### Problem requirements
Check each line of the listing for the word "matplotlib" and report how many lines contain it, giving nothing but the number.

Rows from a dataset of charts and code

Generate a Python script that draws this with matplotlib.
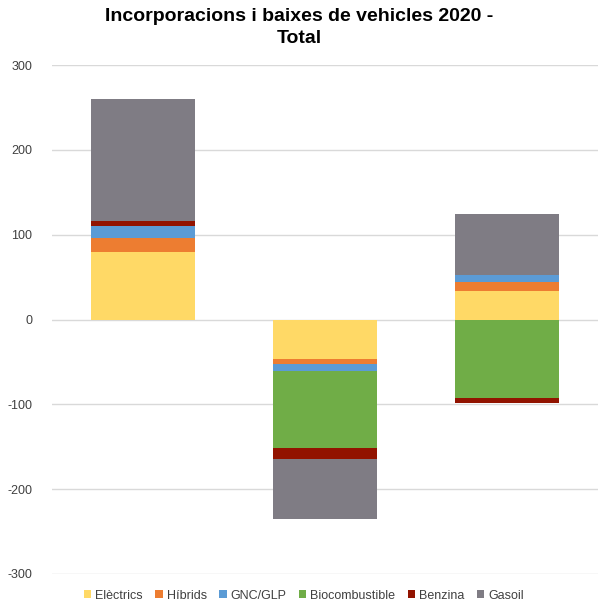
import matplotlib.pyplot as plt
import numpy as np

plt.rcParams["font.family"] = ["Liberation Sans", "DejaVu Sans"]
plt.rcParams["axes.unicode_minus"] = False

categories = ["Incorporacions", "Baixes", "Total"]
series_names = ["Elèctrics", "Híbrids", "GNC/GLP", "Biocombustible", "Benzina", "Gasoil"]
electrics = [80, -47, 34]
hibrids = [16, -6, 10]
gnc_glp = [14, -8, 8]
biocombustible = [0, -91, -92]
benzina = [6, -12, -6]
gasoil = [144, -71, 72]
colors = ["#FFD966", "#ED7D31", "#5B9BD5", "#70AD47", "#921300", "#7F7C84"]

fig = plt.figure(figsize=(5.98, 6.10), dpi=100)
ax = fig.add_axes([52 / 598, 1 - 574 / 610, 546 / 598, 509 / 610])

x = np.arange(len(categories))
pos_bottom = np.zeros(len(categories))
neg_bottom = np.zeros(len(categories))
for name, vals, col in zip(series_names,
                           [electrics, hibrids, gnc_glp, biocombustible, benzina, gasoil],
                           colors):
    vals = np.array(vals, dtype=float)
    bottom = np.where(vals >= 0, pos_bottom, neg_bottom)
    ax.bar(x, vals, width=0.57, bottom=bottom, color=col, label=name)
    pos_bottom += np.where(vals > 0, vals, 0)
    neg_bottom += np.where(vals < 0, vals, 0)

ax.set_xlim(-0.5, 2.5)
ax.set_ylim(-300, 300)
ax.set_yticks(range(-300, 301, 100))
ax.set_xticks([])
ax.yaxis.grid(True, color="#d9d9d9", linewidth=1)
ax.set_axisbelow(True)
for s in ax.spines.values():
    s.set_visible(False)
ax.tick_params(axis="y", length=0, pad=14, labelsize=9, labelcolor="#404040")

fig.text(0.5, 1 - 8 / 610, "Incorporacions i baixes de vehicles 2020 -\nTotal",
         fontsize=14, fontweight="bold", ha="center", va="top", linespacing=1.35)

fig.legend(loc="lower center", bbox_to_anchor=(0.508, -0.005), ncol=6, frameon=False,
           fontsize=9, handlelength=0.6, handleheight=0.6, handletextpad=0.3,
           columnspacing=1.0, labelcolor="#404040")

fig.savefig("out.png", dpi=100)
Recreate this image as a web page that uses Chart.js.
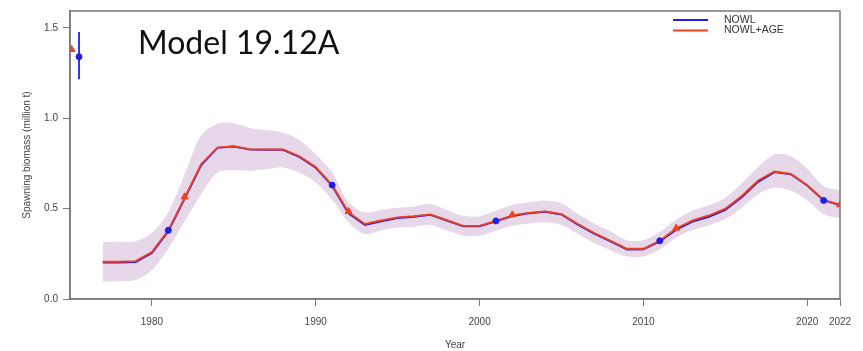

### Exercise output
2